The handle material of The Knife is Andalusian olive wood — sourced from mature groves in southern Spain and selected for grain quality before being shaped and riveted to the full-tang steel. Olive wood is one of the most dimensionally stable hardwoods available for handle use: its natural oil content makes it resistant to moisture absorption, it does not warp or crack under the thermal changes of a working kitchen, and its density gives it a satisfying weight.
The visual variation in olive wood — the interplay of gold, amber, and deep brown grain — means that no two handles are identical. The knife you buy is the only one in the world with exactly that handle. In an age of mass production, this individual character is genuinely unusual in a kitchen tool.
The Knife is distinguished by three things that are unusual even among premium German knives: its single-piece forging (blade and bolster emerge from the same bar of steel, with no joins), its calibrated balance system that distributes weight across blade, bolster, and handle so the knife feels neutral in the hand, and its hand-ground edge — finished by a craftsperson rather than a machine. Most production knives, even expensive ones, use automated grinding for consistency. GÜDE's hand-ground edges introduce minor variation that experienced cooks can feel.

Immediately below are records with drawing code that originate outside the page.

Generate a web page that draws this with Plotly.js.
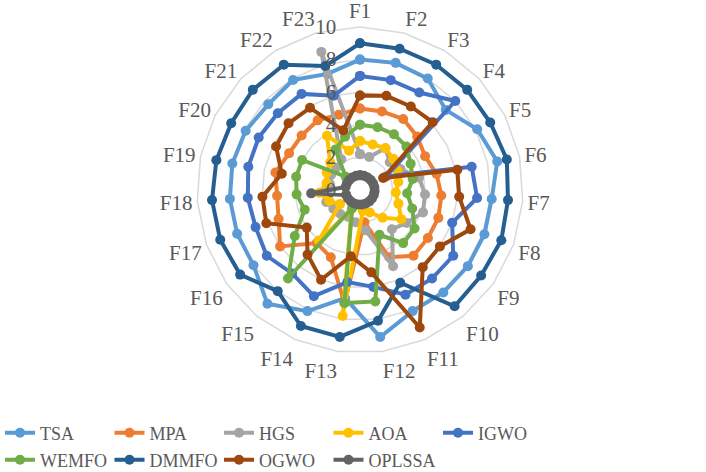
<!DOCTYPE html>
<html>
<head>
<meta charset="utf-8">
<script src="https://cdn.plot.ly/plotly-3.0.1.min.js"></script>
<style>html,body{margin:0;padding:0;background:#fff;}#chart{width:706px;height:472px;}</style>
</head>
<body>
<div id="chart"></div>
<script>
const categories = ["F1","F2","F3","F4","F5","F6","F7","F8","F9","F10","F11","F12","F13","F14","F15","F16","F17","F18","F19","F20","F21","F22","F23"];
const seriesNames = ["TSA","MPA","HGS","AOA","IGWO","WEMFO","DMMFO","OGWO","OPLSSA"];
const TSA    = [8, 8.1, 8, 7.2, 8.1, 8.6, 8.1, 8.1, 8.1, 8.1, 8.1, 9.1, 6.7, 8.1, 9, 8, 8, 8, 8, 7.9, 7.7, 7.9, 7.4];
const MPA    = [5, 5, 5.1, 4.8, 4.5, 4.8, 5, 5.1, 5.1, 5.2, 4.5, 2, 7, 4.5, 4.2, 6, 5.3, 5.1, 5.3, 4.9, 4.9, 5, 4.8];
const HGS    = [2.2, 2.1, 3, 2.5, 2.8, 3.7, 4, 4.1, 3.5, 3.1, 5.1, 2.5, 2, 1.8, 1.9, 2, 2.2, 2, 1.9, 2, 2, 2.2, 8.8];
const AOA    = [3, 2.9, 3, 2.8, 2.6, 2.4, 2.2, 2.5, 3.1, 2.2, 1.5, 1.3, 7.8, 1.3, 4, 1.5, 2, 2.5, 2.1, 2.3, 2.5, 3.9, 2.5];
const IGWO   = [7, 7, 7, 8, 1.8, 7, 7.2, 6, 7, 7, 7, 6, 5.7, 7.1, 6.6, 7, 6.8, 6.9, 7, 7, 6.9, 6.9, 6];
const WEMFO  = [4, 4, 4, 3.9, 3.5, 3.3, 2.9, 3.4, 4.1, 4.2, 3, 6.9, 7, 1.2, 7, 4.9, 3.6, 3.9, 4, 4, 1.2, 2.9, 3.4];
const DMMFO  = [9, 9, 9, 9, 9, 9.2, 9.1, 9.2, 9.1, 9.2, 6.2, 8.1, 9.1, 9.1, 8, 9, 9.1, 9.1, 9, 8.9, 9, 9, 7.9];
const OGWO   = [5.8, 6, 6, 6.1, 1.6, 6.1, 6.1, 7.2, 6, 6.1, 9.2, 5.1, 4.1, 6, 5.1, 4, 6.1, 6, 4.9, 5.8, 6, 5.9, 3.8];
const OPLSSA = [0.9, 0.9, 0.9, 0.9, 0.9, 0.9, 0.9, 0.9, 0.9, 0.9, 0.9, 0.9, 0.9, 0.9, 0.9, 0.9, 0.9, 3, 0.9, 0.9, 0.9, 0.9, 0.9];
const radialTicks = [0, 2, 4, 6, 8, 10];

const seriesValues = [TSA, MPA, HGS, AOA, IGWO, WEMFO, DMMFO, OGWO, OPLSSA];
const colors = ["#5B9BD5","#ED7D31","#A5A5A5","#FFC000","#4472C4","#70AD47","#255E91","#9E480E","#636363"];

const FONT = "Times New Roman, Liberation Serif, DejaVu Serif, serif";
const traces = seriesNames.map((name, i) => {
  const v = seriesValues[i];
  return {
    type: "scatterpolar",
    mode: "lines+markers",
    name: name,
    legend: i < 5 ? "legend" : "legend2",
    r: v.concat([v[0]]),
    theta: categories.concat([categories[0]]),
    line: {color: colors[i], width: 4},
    marker: {color: colors[i], size: 10},
    hoverinfo: "name+r+theta"
  };
});

const legendBase = {
  orientation: "h",
  x: 0, xanchor: "left", yanchor: "middle",
  entrywidth: 64.5, entrywidthmode: "pixels",
  font: {family: FONT, size: 18, color: "#595959"},
  tracegroupgap: 0, itemwidth: 30, bgcolor: "rgba(0,0,0,0)"
};

const layout = {
  width: 706, height: 472,
  margin: {l: 0, r: 0, t: 0, b: 0, autoexpand: false},
  paper_bgcolor: "#ffffff",
  font: {family: FONT, color: "#595959", size: 20},
  showlegend: true,
  legend: Object.assign({}, legendBase, {y: 1 - 433/472}),
  legend2: Object.assign({}, legendBase, {y: 1 - 460/472}),
  polar: {
    domain: {x: [197/706, 523/706], y: [1 - 353/472, 1 - 27/472]},
    bgcolor: "rgba(0,0,0,0)",
    gridshape: "linear",
    angularaxis: {
      direction: "clockwise", rotation: 90, type: "category",
      categoryarray: categories,
      showgrid: false, showline: true, linecolor: "#D9D9D9", linewidth: 1.5,
      ticks: "", tickfont: {family: FONT, size: 21, color: "#595959"}
    },
    radialaxis: {
      range: [0, 10], tickvals: radialTicks, ticktext: radialTicks.map(String),
      angle: 90, tickangle: 90, side: "counterclockwise",
      showline: false, ticks: "outside", ticklen: 16, tickcolor: "rgba(0,0,0,0)",
      gridcolor: "#D9D9D9", gridwidth: 1.5,
      tickfont: {family: FONT, size: 21, color: "#595959"}
    }
  }
};

Plotly.newPlot("chart", traces, layout, {displayModeBar: false, staticPlot: true});
</script>
</body>
</html>
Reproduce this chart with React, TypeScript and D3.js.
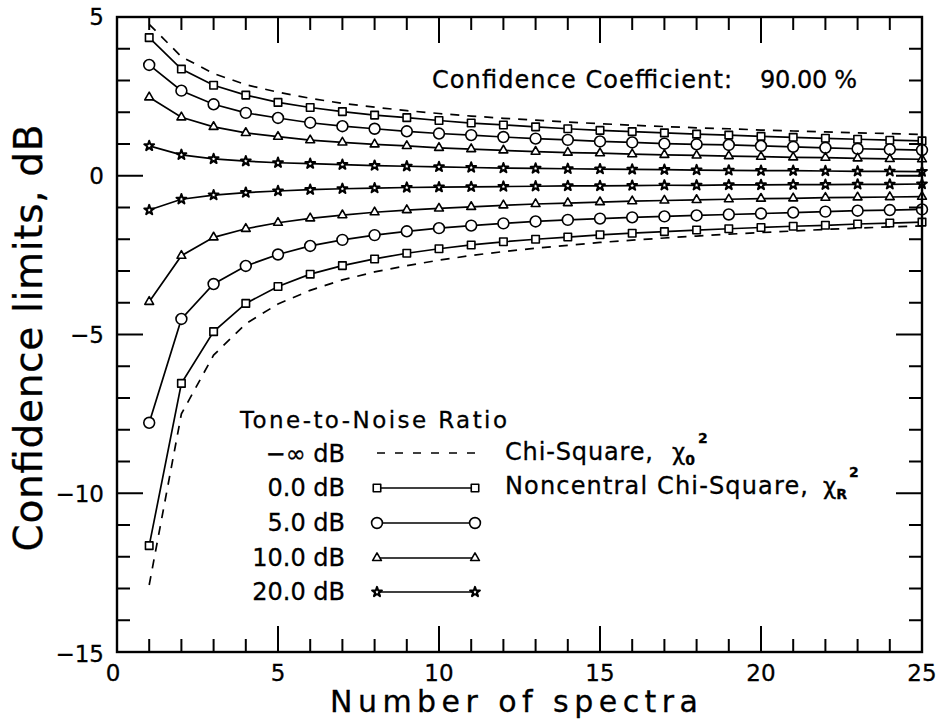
import React from 'react';
import * as d3 from 'd3';

// ---------------- data ----------------
const spectra = [1, 2, 3, 4, 5, 6, 7, 8, 9, 10, 11, 12, 13, 14, 15, 16, 17, 18, 19, 20, 21, 22, 23, 24, 25];

const chiUpper = [4.77, 3.75, 3.22, 2.87, 2.63, 2.44, 2.28, 2.16, 2.05, 1.96, 1.88, 1.81, 1.75, 1.69, 1.64, 1.59, 1.55, 1.51, 1.48, 1.44, 1.41, 1.38, 1.35, 1.33, 1.30];
const chiLower = [-12.89, -7.5, -5.65, -4.66, -4.04, -3.61, -3.28, -3.03, -2.83, -2.66, -2.51, -2.39, -2.28, -2.19, -2.1, -2.03, -1.96, -1.9, -1.84, -1.79, -1.74, -1.69, -1.65, -1.61, -1.58];

const tnr0Upper = [4.35, 3.36, 2.85, 2.54, 2.31, 2.15, 2.02, 1.91, 1.83, 1.74, 1.66, 1.6, 1.54, 1.48, 1.43, 1.39, 1.35, 1.31, 1.28, 1.24, 1.21, 1.18, 1.15, 1.12, 1.1];
const tnr0Lower = [-11.65, -6.54, -4.91, -4.02, -3.49, -3.1, -2.83, -2.62, -2.44, -2.3, -2.18, -2.08, -2.0, -1.93, -1.86, -1.81, -1.76, -1.71, -1.67, -1.63, -1.59, -1.56, -1.52, -1.49, -1.46];
const tnr5Upper = [3.49, 2.68, 2.25, 1.98, 1.82, 1.67, 1.56, 1.48, 1.4, 1.33, 1.28, 1.22, 1.17, 1.13, 1.08, 1.05, 1.01, 0.99, 0.97, 0.94, 0.91, 0.88, 0.85, 0.83, 0.81];
const tnr5Lower = [-7.78, -4.51, -3.41, -2.84, -2.48, -2.21, -2.02, -1.87, -1.75, -1.65, -1.57, -1.5, -1.44, -1.39, -1.35, -1.31, -1.28, -1.25, -1.22, -1.19, -1.16, -1.13, -1.1, -1.08, -1.06];
const tnr10Upper = [2.47, 1.84, 1.54, 1.35, 1.23, 1.12, 1.05, 0.99, 0.94, 0.88, 0.84, 0.8, 0.76, 0.73, 0.71, 0.68, 0.66, 0.64, 0.62, 0.6, 0.58, 0.57, 0.55, 0.53, 0.52];
const tnr10Lower = [-3.97, -2.52, -1.94, -1.67, -1.48, -1.34, -1.24, -1.15, -1.08, -1.03, -0.98, -0.93, -0.89, -0.86, -0.83, -0.8, -0.78, -0.76, -0.74, -0.72, -0.71, -0.69, -0.68, -0.67, -0.66];
const tnr20Upper = [0.94, 0.66, 0.53, 0.46, 0.41, 0.38, 0.35, 0.32, 0.3, 0.28, 0.26, 0.24, 0.23, 0.22, 0.21, 0.2, 0.19, 0.18, 0.17, 0.16, 0.16, 0.15, 0.14, 0.14, 0.13];
const tnr20Lower = [-1.08, -0.74, -0.61, -0.53, -0.48, -0.44, -0.41, -0.39, -0.37, -0.36, -0.35, -0.34, -0.33, -0.32, -0.32, -0.31, -0.3, -0.3, -0.29, -0.29, -0.28, -0.28, -0.27, -0.27, -0.26];

const legendLabels = ['\u2212\u221e dB', '0.0 dB', '5.0 dB', '10.0 dB', '20.0 dB'];
const xTickLabels = ['0', '5', '10', '15', '20', '25'];
const yTickLabels = ['\u221215', '\u221210', '\u22125', '0', '5'];
const yTickValues = [-15, -10, -5, 0, 5];
const xTickValues = [0, 5, 10, 15, 20, 25];

// ---------------- layout ----------------
const W = 942;
const H = 723;
const L = 117, R = 922, T = 17, B = 652;
const FONT = '"DejaVu Sans", Verdana, sans-serif';

const x = d3.scaleLinear().domain([0, 25]).range([L, R]);
const y = d3.scaleLinear().domain([-15, 5]).range([B, T]);

type Sym = 'square' | 'circle' | 'triangle' | 'star';
const symType: Record<Sym, d3.SymbolType> = {
  square: d3.symbolSquare,
  circle: d3.symbolCircle,
  triangle: d3.symbolTriangle,
  star: d3.symbolStar,
};
const symSize: Record<Sym, number> = { square: 56, circle: 92, triangle: 34, star: 30 };

const noncentral: { sym: Sym; upper: number[]; lower: number[] }[] = [
  { sym: 'square', upper: tnr0Upper, lower: tnr0Lower },
  { sym: 'circle', upper: tnr5Upper, lower: tnr5Lower },
  { sym: 'triangle', upper: tnr10Upper, lower: tnr10Lower },
  { sym: 'star', upper: tnr20Upper, lower: tnr20Lower },
];

const line = d3
  .line<[number, number]>()
  .x((d) => x(d[0]))
  .y((d) => y(d[1]));

function Marker({ sym, cx, cy }: { sym: Sym; cx: number; cy: number }) {
  const p = d3.symbol().type(symType[sym]).size(symSize[sym])() as string;
  return (
    <path
      d={p}
      transform={`translate(${cx},${cy})`}
      fill="#fff"
      stroke="#000"
      strokeWidth={sym === 'star' ? 2 : 1.6}
      strokeLinejoin="round"
    />
  );
}

export default function App() {
  const xMinor = x.ticks(25);
  const yMinor = y.ticks(20);
  const major = 26;
  const minor = 13;

  const legendBase = [462, 496, 531, 566, 600];
  const legSyms: Sym[] = ['square', 'circle', 'triangle', 'star'];
  const lx1 = 377, lx2 = 475;
  const txt = { fill: '#000', stroke: '#000', strokeWidth: 0.3 };

  return (
    <svg
      width={W}
      height={H}
      style={{ position: 'absolute', left: 0, top: 0, display: 'block', background: '#fff' }}
      fontFamily={FONT}
    >
      <rect x={0} y={0} width={W} height={H} fill="#fff" />

      {/* chi-square dashed limits */}
      {[chiUpper, chiLower].map((s, i) => (
        <path
          key={`chi${i}`}
          d={line(spectra.map((n, k) => [n, s[k]] as [number, number])) as string}
          fill="none"
          stroke="#000"
          strokeWidth={1.7}
          strokeDasharray="9 8"
        />
      ))}

      {/* noncentral chi-square limits */}
      {noncentral.map((sr, i) =>
        [sr.upper, sr.lower].map((s, j) => (
          <g key={`nc${i}-${j}`}>
            <path
              d={line(spectra.map((n, k) => [n, s[k]] as [number, number])) as string}
              fill="none"
              stroke="#000"
              strokeWidth={1.7}
            />
            {spectra.map((n, k) => (
              <Marker key={k} sym={sr.sym} cx={x(n)} cy={y(s[k])} />
            ))}
          </g>
        ))
      )}

      {/* frame */}
      <rect x={L} y={T} width={R - L} height={B - T} fill="none" stroke="#000" strokeWidth={2.4} />

      {/* ticks */}
      {xMinor.map((v) => {
        const len = v % 5 === 0 ? major : minor;
        if (v === 0 || v === 25) return null;
        return (
          <g key={`xt${v}`} stroke="#000" strokeWidth={2}>
            <line x1={x(v)} x2={x(v)} y1={B} y2={B - len} />
            <line x1={x(v)} x2={x(v)} y1={T} y2={T + len} />
          </g>
        );
      })}
      {yMinor.map((v) => {
        const len = v % 5 === 0 ? major : minor;
        if (v === -15 || v === 5) return null;
        return (
          <g key={`yt${v}`} stroke="#000" strokeWidth={2}>
            <line x1={L} x2={L + len} y1={y(v)} y2={y(v)} />
            <line x1={R} x2={R - len} y1={y(v)} y2={y(v)} />
          </g>
        );
      })}

      {/* tick labels */}
      {xTickValues.map((v, i) => (
        <text key={`xl${v}`} x={x(v) - (v === 0 ? 4 : 0)} y={681} fontSize={23} textAnchor="middle" {...txt}>
          {xTickLabels[i]}
        </text>
      ))}
      {yTickValues.map((v, i) => (
        <text
          key={`yl${v}`}
          x={104}
          y={y(v) + (v === -15 ? 2 : 0)}
          dy="0.36em"
          fontSize={23}
          textAnchor="end"
          {...txt}
        >
          {yTickLabels[i]}
        </text>
      ))}

      {/* axis titles */}
      <text x={514} y={712} fontSize={30} textAnchor="middle" textLength={368} lengthAdjust="spacing" {...txt}>
        Number of spectra
      </text>
      <text
        transform="translate(42,338) rotate(-90)"
        fontSize={39}
        textAnchor="middle"
        textLength={427}
        lengthAdjust="spacing"
        {...txt}
      >
        Confidence limits, dB
      </text>

      {/* annotation */}
      <text x={432} y={88} fontSize={24} textLength={300} lengthAdjust="spacing" {...txt}>
        Confidence Coefficient:
      </text>
      <text x={760} y={88} fontSize={24} textLength={97} lengthAdjust="spacing" {...txt}>
        90.00 %
      </text>

      {/* legend */}
      <text x={240} y={428} fontSize={23} textLength={267} lengthAdjust="spacing" {...txt}>
        Tone-to-Noise Ratio
      </text>
      {legendLabels.map((lab, i) => (
        <text key={`lg${i}`} x={345} y={legendBase[i]} fontSize={24} textAnchor="end" {...txt}>
          {lab}
        </text>
      ))}
      <line
        x1={lx1}
        x2={lx2}
        y1={legendBase[0] - 9}
        y2={legendBase[0] - 9}
        stroke="#000"
        strokeWidth={1.6}
        strokeDasharray="8 10"
      />
      {legSyms.map((s, i) => {
        const ly = legendBase[i + 1] - 8;
        return (
          <g key={`ls${i}`}>
            <line x1={lx1} x2={lx2} y1={ly} y2={ly} stroke="#000" strokeWidth={1.7} />
            <Marker sym={s} cx={lx1} cy={ly} />
            <Marker sym={s} cx={lx2} cy={ly} />
          </g>
        );
      })}

      <text x={505} y={460} fontSize={24} textLength={148} lengthAdjust="spacing" {...txt}>
        Chi-Square,
      </text>
      <text x={672} y={460} fontSize={23} {...txt}>
        {'\u03c7'}
        <tspan fontSize={14} dy={5} fontWeight="bold">0</tspan>
        <tspan fontSize={14} dy={-22} dx={3} fontWeight="bold">2</tspan>
      </text>
      <text x={505} y={494} fontSize={24} textLength={303} lengthAdjust="spacing" {...txt}>
        Noncentral Chi-Square,
      </text>
      <text x={823} y={494} fontSize={23} {...txt}>
        {'\u03c7'}
        <tspan fontSize={14} dy={5} fontWeight="bold">R</tspan>
        <tspan fontSize={14} dy={-22} dx={2} fontWeight="bold">2</tspan>
      </text>
    </svg>
  );
}
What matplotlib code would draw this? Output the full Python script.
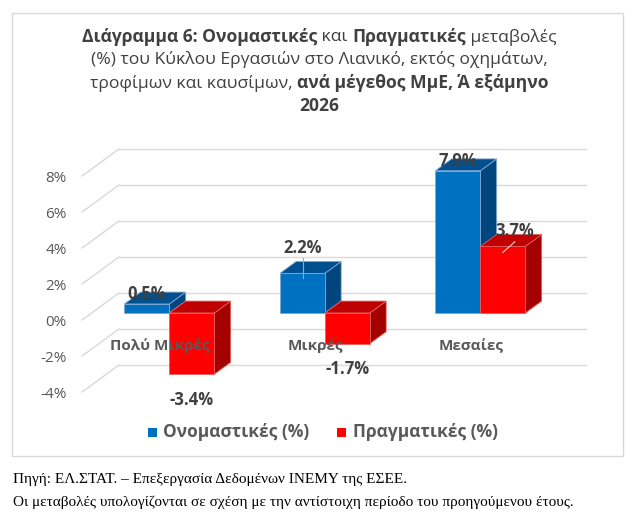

Yes. Ginza Steel is an authorized GÜDE Solingen dealer in Canada, carrying the full Alpha Olive collection including The Knife in 8″ and 10″, as well as bread knives and specialty blades. Orders of CAD $99 or more ship free within Canada; US orders ship free at CAD $120+.
The Knife has received four international design and quality awards: the Red Dot Award for product design, the iF Design Award from the International Forum Design in Germany, the Good Design Award from the Chicago Athenaeum, and the Plus X Award for innovation, quality, and design. These awards recognise both the functional performance and the industrial design of the knife as an object.
Hand wash only — never the dishwasher. The heat cycles and harsh detergents in a dishwasher dry out and crack olive wood handles and accelerate oxidation of the steel at the bolster join. Wash with warm water and mild soap, dry immediately with a cloth, and store in a knife block or on a magnetic strip. Occasional application of food-safe mineral oil or beeswax to the handle will condition the wood and extend its life significantly.
Every GÜDE knife is hand-forged and hand-finished in Solingen, Germany — the same city, and in some cases the same family workshop, as when the company was founded in 1910. Solingen has been Germany's knife-making capital for over 700 years. The "Solingen" designation on a blade is a protected geographic indicator under German law, meaning it can only be used by knives genuinely made there.
GÜDE's Cr-Mo-V steel at ~57 HRC is softer than Japanese premium steels like VG10 (60–61 HRC) or SG2/R2 (62–64 HRC). The practical difference: the GÜDE edge is easier to restore on a honing rod or whetstone and more resistant to chipping under lateral stress. Japanese steels hold an edge longer between sharpenings but require more careful technique and are less tolerant of hard impacts. The GÜDE is the better choice for a cook who wants a workhorse — a knife they can use on anything and sharpen easily. Japanese high-hardness steels reward precise, controlled technique.